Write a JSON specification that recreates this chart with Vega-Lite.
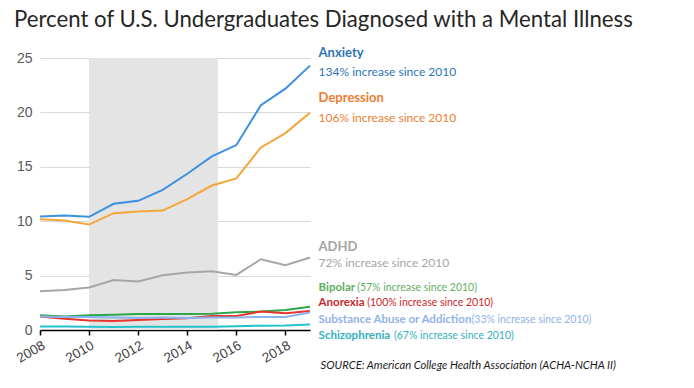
{
  "$schema": "https://vega.github.io/schema/vega-lite/v6.json",
  "width": 270,
  "height": 272,
  "autosize": "none",
  "padding": {"left": 40, "top": 58, "right": 384, "bottom": 58},
  "background": "white",
  "title": {
    "text": "Percent of U.S. Undergraduates Diagnosed with a Mental Illness",
    "anchor": "start",
    "frame": "group",
    "dx": -26,
    "offset": 16,
    "font": "Lato",
    "fontSize": 22.2,
    "fontWeight": "normal",
    "color": "#262626"
  },
  "config": {
    "view": {"stroke": null},
    "font": "Lato",
    "axisY": {
      "grid": true, "gridColor": "#d9d9d9", "gridWidth": 1,
      "domain": false, "ticks": false,
      "labelFont": "Liberation Sans", "labelFontSize": 14, "labelColor": "#595959", "labelPadding": 8
    },
    "axisX": {
      "grid": false, "domainColor": "#000000", "domainWidth": 1.5,
      "tickColor": "#000000", "tickWidth": 1.5, "tickSize": 5,
      "labelFont": "Liberation Sans", "labelFontSize": 13.5, "labelColor": "#404040",
      "labelAngle": -30, "labelAlign": "right", "labelBaseline": "top", "labelDx": 9, "labelPadding": 3
    }
  },
  "datasets": {
    "band": [{"start": 2010, "end": 2015.25, "lo": 0, "hi": 25}],
    "series": [
      {"year": 2008, "series": "Anxiety", "value": 10.43},
      {"year": 2009, "series": "Anxiety", "value": 10.52},
      {"year": 2010, "series": "Anxiety", "value": 10.4},
      {"year": 2011, "series": "Anxiety", "value": 11.6},
      {"year": 2012, "series": "Anxiety", "value": 11.87},
      {"year": 2013, "series": "Anxiety", "value": 12.88},
      {"year": 2014, "series": "Anxiety", "value": 14.36},
      {"year": 2015, "series": "Anxiety", "value": 15.95},
      {"year": 2016, "series": "Anxiety", "value": 17.0},
      {"year": 2017, "series": "Anxiety", "value": 20.67},
      {"year": 2018, "series": "Anxiety", "value": 22.18},
      {"year": 2019, "series": "Anxiety", "value": 24.3},
      {"year": 2008, "series": "Depression", "value": 10.18},
      {"year": 2009, "series": "Depression", "value": 10.06},
      {"year": 2010, "series": "Depression", "value": 9.69},
      {"year": 2011, "series": "Depression", "value": 10.74},
      {"year": 2012, "series": "Depression", "value": 10.89},
      {"year": 2013, "series": "Depression", "value": 10.98},
      {"year": 2014, "series": "Depression", "value": 12.02},
      {"year": 2015, "series": "Depression", "value": 13.28},
      {"year": 2016, "series": "Depression", "value": 13.93},
      {"year": 2017, "series": "Depression", "value": 16.78},
      {"year": 2018, "series": "Depression", "value": 18.1},
      {"year": 2019, "series": "Depression", "value": 19.97},
      {"year": 2008, "series": "ADHD", "value": 3.56},
      {"year": 2009, "series": "ADHD", "value": 3.68},
      {"year": 2010, "series": "ADHD", "value": 3.9},
      {"year": 2011, "series": "ADHD", "value": 4.6},
      {"year": 2012, "series": "ADHD", "value": 4.45},
      {"year": 2013, "series": "ADHD", "value": 5.03},
      {"year": 2014, "series": "ADHD", "value": 5.28},
      {"year": 2015, "series": "ADHD", "value": 5.4},
      {"year": 2016, "series": "ADHD", "value": 5.06},
      {"year": 2017, "series": "ADHD", "value": 6.5},
      {"year": 2018, "series": "ADHD", "value": 5.95},
      {"year": 2019, "series": "ADHD", "value": 6.66},
      {"year": 2008, "series": "Bipolar", "value": 1.35},
      {"year": 2009, "series": "Bipolar", "value": 1.25},
      {"year": 2010, "series": "Bipolar", "value": 1.35},
      {"year": 2011, "series": "Bipolar", "value": 1.4},
      {"year": 2012, "series": "Bipolar", "value": 1.47},
      {"year": 2013, "series": "Bipolar", "value": 1.47},
      {"year": 2014, "series": "Bipolar", "value": 1.47},
      {"year": 2015, "series": "Bipolar", "value": 1.5},
      {"year": 2016, "series": "Bipolar", "value": 1.63},
      {"year": 2017, "series": "Bipolar", "value": 1.69},
      {"year": 2018, "series": "Bipolar", "value": 1.84},
      {"year": 2019, "series": "Bipolar", "value": 2.13},
      {"year": 2008, "series": "Anorexia", "value": 1.23},
      {"year": 2009, "series": "Anorexia", "value": 1.04},
      {"year": 2010, "series": "Anorexia", "value": 0.87},
      {"year": 2011, "series": "Anorexia", "value": 0.83},
      {"year": 2012, "series": "Anorexia", "value": 0.92},
      {"year": 2013, "series": "Anorexia", "value": 1.02},
      {"year": 2014, "series": "Anorexia", "value": 1.07},
      {"year": 2015, "series": "Anorexia", "value": 1.29},
      {"year": 2016, "series": "Anorexia", "value": 1.29},
      {"year": 2017, "series": "Anorexia", "value": 1.69},
      {"year": 2018, "series": "Anorexia", "value": 1.53},
      {"year": 2019, "series": "Anorexia", "value": 1.74},
      {"year": 2008, "series": "Substance Abuse or Addiction", "value": 1.25},
      {"year": 2009, "series": "Substance Abuse or Addiction", "value": 1.2},
      {"year": 2010, "series": "Substance Abuse or Addiction", "value": 1.2},
      {"year": 2011, "series": "Substance Abuse or Addiction", "value": 1.15},
      {"year": 2012, "series": "Substance Abuse or Addiction", "value": 1.1},
      {"year": 2013, "series": "Substance Abuse or Addiction", "value": 1.15},
      {"year": 2014, "series": "Substance Abuse or Addiction", "value": 1.1},
      {"year": 2015, "series": "Substance Abuse or Addiction", "value": 1.15},
      {"year": 2016, "series": "Substance Abuse or Addiction", "value": 1.15},
      {"year": 2017, "series": "Substance Abuse or Addiction", "value": 1.2},
      {"year": 2018, "series": "Substance Abuse or Addiction", "value": 1.2},
      {"year": 2019, "series": "Substance Abuse or Addiction", "value": 1.6},
      {"year": 2008, "series": "Schizophrenia", "value": 0.33},
      {"year": 2009, "series": "Schizophrenia", "value": 0.32},
      {"year": 2010, "series": "Schizophrenia", "value": 0.3},
      {"year": 2011, "series": "Schizophrenia", "value": 0.28},
      {"year": 2012, "series": "Schizophrenia", "value": 0.3},
      {"year": 2013, "series": "Schizophrenia", "value": 0.3},
      {"year": 2014, "series": "Schizophrenia", "value": 0.3},
      {"year": 2015, "series": "Schizophrenia", "value": 0.3},
      {"year": 2016, "series": "Schizophrenia", "value": 0.35},
      {"year": 2017, "series": "Schizophrenia", "value": 0.4},
      {"year": 2018, "series": "Schizophrenia", "value": 0.42},
      {"year": 2019, "series": "Schizophrenia", "value": 0.5}
    ],
    "labels": [
      {"series": "Anxiety", "kind": "name", "text": "Anxiety", "x": 2019.35, "y": 25.43},
      {"series": "Anxiety", "kind": "desc", "text": "134% increase since 2010", "x": 2019.35, "y": 23.69},
      {"series": "Depression", "kind": "name", "text": "Depression", "x": 2019.35, "y": 21.3},
      {"series": "Depression", "kind": "desc", "text": "106% increase since 2010", "x": 2019.35, "y": 19.51},
      {"series": "ADHD", "kind": "name", "text": "ADHD", "x": 2019.35, "y": 7.66},
      {"series": "ADHD", "kind": "desc", "text": "72% increase since 2010", "x": 2019.35, "y": 6.13},
      {"series": "Bipolar", "kind": "name", "text": "Bipolar", "x": 2019.35, "y": 3.83},
      {"series": "Bipolar", "kind": "desc", "text": "(57% increase since 2010)", "x": 2020.92, "y": 3.83},
      {"series": "Anorexia", "kind": "name", "text": "Anorexia", "x": 2019.35, "y": 2.45},
      {"series": "Anorexia", "kind": "desc", "text": "(100% increase since 2010)", "x": 2021.33, "y": 2.45},
      {"series": "Substance Abuse or Addiction", "kind": "name", "text": "Substance Abuse or Addiction", "x": 2019.35, "y": 0.92},
      {"series": "Substance Abuse or Addiction", "kind": "desc", "text": "(33% increase since 2010)", "x": 2025.58, "y": 0.92},
      {"series": "Schizophrenia", "kind": "name", "text": "Schizophrenia", "x": 2019.35, "y": -0.55},
      {"series": "Schizophrenia", "kind": "desc", "text": "(67% increase since 2010)", "x": 2022.42, "y": -0.55}
    ],
    "source": [{"text": "SOURCE: American College Health Association (ACHA-NCHA II)", "x": 2019.43, "y": -3.31}]
  },
  "layer": [
    {
      "data": {"name": "band"},
      "mark": {"type": "rect", "color": "#e4e4e4"},
      "encoding": {
        "x": {"field": "start", "type": "quantitative", "title": null,
              "scale": {"domain": [2008, 2019], "nice": false, "zero": false},
              "axis": {"values": [2008, 2010, 2012, 2014, 2016, 2018], "format": "d"}},
        "x2": {"field": "end"},
        "y": {"field": "lo", "type": "quantitative", "title": null,
              "scale": {"domain": [0, 25], "nice": false},
              "axis": {"values": [0, 5, 10, 15, 20, 25]}},
        "y2": {"field": "hi"}
      }
    },
    {
      "data": {"name": "series"},
      "mark": {"type": "line", "strokeWidth": 2},
      "encoding": {
        "x": {"field": "year", "type": "quantitative", "title": null},
        "y": {"field": "value", "type": "quantitative", "title": null},
        "color": {"field": "series", "type": "nominal", "legend": null,
          "scale": {"domain": ["Anxiety", "Depression", "ADHD", "Bipolar", "Anorexia", "Substance Abuse or Addiction", "Schizophrenia"],
                    "range": ["#3d8fe0", "#f5a638", "#a6a6a6", "#2ba84a", "#e8352b", "#8ab4f0", "#22c3cc"]}}
      }
    },
    {
      "data": {"name": "labels"},
      "layer": [
        {
          "transform": [{"filter": "datum.kind === 'name' && indexof(['Anxiety','Depression','ADHD'], datum.series) >= 0"}],
          "mark": {"type": "text", "align": "left", "baseline": "middle", "fontWeight": "bold", "fontSize": 13, "font": "Lato"},
          "encoding": {
            "x": {"field": "x", "type": "quantitative", "title": null},
            "y": {"field": "y", "type": "quantitative", "title": null},
            "text": {"field": "text"},
            "color": {"field": "series", "type": "nominal", "legend": null,
              "scale": {"domain": ["Anxiety", "Depression", "ADHD", "Bipolar", "Anorexia", "Substance Abuse or Addiction", "Schizophrenia"],
                        "range": ["#2e75b6", "#ed7d31", "#a5a5a5", "#5fae5f", "#cc1f2a", "#8fb3e8", "#34b0c0"]}}
          }
        },
        {
          "transform": [{"filter": "datum.kind === 'desc' && indexof(['Anxiety','Depression','ADHD'], datum.series) >= 0"}],
          "mark": {"type": "text", "align": "left", "baseline": "middle", "fontWeight": "normal", "fontSize": 12, "font": "Lato"},
          "encoding": {
            "x": {"field": "x", "type": "quantitative", "title": null},
            "y": {"field": "y", "type": "quantitative", "title": null},
            "text": {"field": "text"},
            "color": {"field": "series", "type": "nominal", "legend": null}
          }
        },
        {
          "transform": [{"filter": "datum.kind === 'name' && indexof(['Anxiety','Depression','ADHD'], datum.series) < 0"}],
          "mark": {"type": "text", "align": "left", "baseline": "middle", "fontWeight": "bold", "fontSize": 11.5, "font": "Lato"},
          "encoding": {
            "x": {"field": "x", "type": "quantitative", "title": null},
            "y": {"field": "y", "type": "quantitative", "title": null},
            "text": {"field": "text"},
            "color": {"field": "series", "type": "nominal", "legend": null}
          }
        },
        {
          "transform": [{"filter": "datum.kind === 'desc' && indexof(['Anxiety','Depression','ADHD'], datum.series) < 0"}],
          "mark": {"type": "text", "align": "left", "baseline": "middle", "fontWeight": "normal", "fontSize": 10.5, "font": "Lato"},
          "encoding": {
            "x": {"field": "x", "type": "quantitative", "title": null},
            "y": {"field": "y", "type": "quantitative", "title": null},
            "text": {"field": "text"},
            "color": {"field": "series", "type": "nominal", "legend": null}
          }
        }
      ],
      "resolve": {"scale": {"color": "shared"}}
    },
    {
      "data": {"name": "source"},
      "mark": {"type": "text", "align": "left", "baseline": "middle", "fontStyle": "italic", "fontSize": 11.2, "font": "Lato", "color": "#1a1a1a"},
      "encoding": {
        "x": {"field": "x", "type": "quantitative", "title": null},
        "y": {"field": "y", "type": "quantitative", "title": null},
        "text": {"field": "text"}
      }
    }
  ],
  "resolve": {"scale": {"color": "independent"}}
}
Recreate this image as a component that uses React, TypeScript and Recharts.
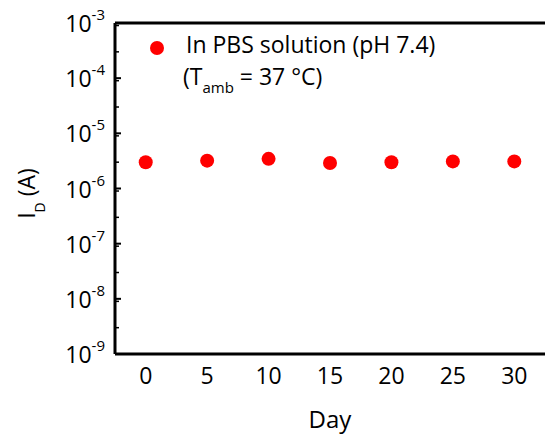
import { ScatterChart, Scatter, XAxis, YAxis, Legend } from "recharts"

const days = [0, 5, 10, 15, 20, 25, 30]
const drainCurrent = [3.0e-6, 3.2e-6, 3.45e-6, 2.9e-6, 3.0e-6, 3.1e-6, 3.1e-6]

const xTicks = [0, 5, 10, 15, 20, 25, 30]
const xMinorTicks = [2.5, 7.5, 12.5, 17.5, 22.5, 27.5]
const yExponents = [-9, -8, -7, -6, -5, -4, -3]
const yMinorFactors = [2, 3, 4, 5, 6, 7, 8, 9]

const yTicks = yExponents.map((e) => Math.pow(10, e))
const yMinorTicks = yExponents
  .slice(0, -1)
  .flatMap((e) => yMinorFactors.map((f) => f * Math.pow(10, e)))

const data = days.map((day, i) => ({ day, id: drainCurrent[i] }))

const FONT = "'Open Sans', sans-serif"

// tick lines only, no labels
const noLabel = () => <g />

function YTick(props: any) {
  const { x, y, payload } = props
  const exp = Math.round(Math.log10(payload.value))
  return (
    <text x={x} y={y + 9} textAnchor="end" fill="#000" fontSize={23} fontFamily={FONT}>
      10
      <tspan dy={-12} fontSize={15}>
        {String(exp)}
      </tspan>
    </text>
  )
}

function YLabel(props: any) {
  const { viewBox } = props
  const x = viewBox.x + 35
  const y = viewBox.y + viewBox.height / 2 + 5
  return (
    <text
      x={x}
      y={y}
      transform={`rotate(-90, ${x}, ${y})`}
      textAnchor="middle"
      fontSize={23}
      fontFamily={FONT}
      fill="#000"
    >
      I
      <tspan dy={10} fontSize={14}>
        D
      </tspan>
      <tspan dy={-10}> (A)</tspan>
    </text>
  )
}

function renderLegend(props: any) {
  const entry = props.payload?.[0]
  if (!entry) return null
  return (
    <svg width={545} height={100} style={{ display: "block" }}>
      <circle cx={157} cy={48} r={7} fill={entry.color} />
      <text x={186} y={53} fontSize={23} fontFamily={FONT} fill="#000">
        {entry.value}
      </text>
      <text x={183} y={85} fontSize={23} fontFamily={FONT} fill="#000">
        (T
        <tspan dy={8} fontSize={15}>
          amb
        </tspan>
        <tspan dy={-8}> = 37 °C)</tspan>
      </text>
    </svg>
  )
}

export default function App() {
  return (
    <div style={{ position: "absolute", left: 0, top: 0, fontFamily: FONT }}>
      <ScatterChart width={545} height={436} margin={{ top: 22, right: 0, bottom: 0, left: 0 }}>
        <XAxis
          xAxisId="x"
          dataKey="day"
          type="number"
          domain={[-2.5, 32.5]}
          allowDataOverflow
          ticks={xTicks}
          tickLine={false}
          tickSize={6}
          tickMargin={8}
          height={82}
          axisLine={{ stroke: "#000", strokeWidth: 3 }}
          tick={{ fill: "#000", fontSize: 23 }}
          label={{ value: "Day", position: "insideBottom", offset: 8, fill: "#000", fontSize: 24 }}
        />
        <XAxis
          xAxisId="xMajor"
          type="number"
          domain={[-2.5, 32.5]}
          allowDataOverflow
          ticks={xTicks}
          mirror
          height={1}
          tick={noLabel}
          axisLine={false}
          tickSize={6}
          tickLine={{ stroke: "#000", strokeWidth: 2 }}
        />
        <XAxis
          xAxisId="xMinor"
          type="number"
          domain={[-2.5, 32.5]}
          allowDataOverflow
          ticks={xMinorTicks}
          mirror
          height={1}
          tick={noLabel}
          axisLine={false}
          tickSize={3}
          tickLine={{ stroke: "#000", strokeWidth: 2 }}
        />
        <XAxis
          xAxisId="top"
          orientation="top"
          type="number"
          domain={[-2.5, 32.5]}
          allowDataOverflow
          height={1}
          tick={false}
          tickLine={false}
          axisLine={{ stroke: "#000", strokeWidth: 3 }}
        />
        <YAxis
          yAxisId="y"
          dataKey="id"
          type="number"
          scale="log"
          domain={[1e-9, 1e-3]}
          allowDataOverflow
          ticks={yTicks}
          tickLine={false}
          tickSize={0}
          tickMargin={10}
          width={115}
          axisLine={{ stroke: "#000", strokeWidth: 3 }}
          tick={<YTick />}
          label={{ content: <YLabel /> }}
        />
        <YAxis
          yAxisId="yMajor"
          type="number"
          scale="log"
          domain={[1e-9, 1e-3]}
          allowDataOverflow
          ticks={yTicks}
          mirror
          width={1}
          tick={noLabel}
          axisLine={false}
          tickSize={6}
          tickLine={{ stroke: "#000", strokeWidth: 2 }}
        />
        <YAxis
          yAxisId="yMinor"
          type="number"
          scale="log"
          domain={[1e-9, 1e-3]}
          allowDataOverflow
          ticks={yMinorTicks}
          mirror
          width={1}
          tick={noLabel}
          axisLine={false}
          tickSize={3}
          tickLine={{ stroke: "#000", strokeWidth: 1.5 }}
        />
        <Legend
          verticalAlign="middle"
          align="center"
          layout="horizontal"
          wrapperStyle={{ top: 0, left: 0, width: 545, height: 100 }}
          content={renderLegend}
        />
        <Scatter
          name="In PBS solution (pH 7.4)"
          data={data}
          xAxisId="x"
          yAxisId="y"
          fill="#ff0000"
          isAnimationActive={false}
          shape={(p: any) => <circle cx={p.cx} cy={p.cy} r={7} fill="#ff0000" />}
        />
      </ScatterChart>
    </div>
  )
}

____

Of the lines in the data above, how many contain the word "with"? Give only that figure.

▸ **Written solution**
2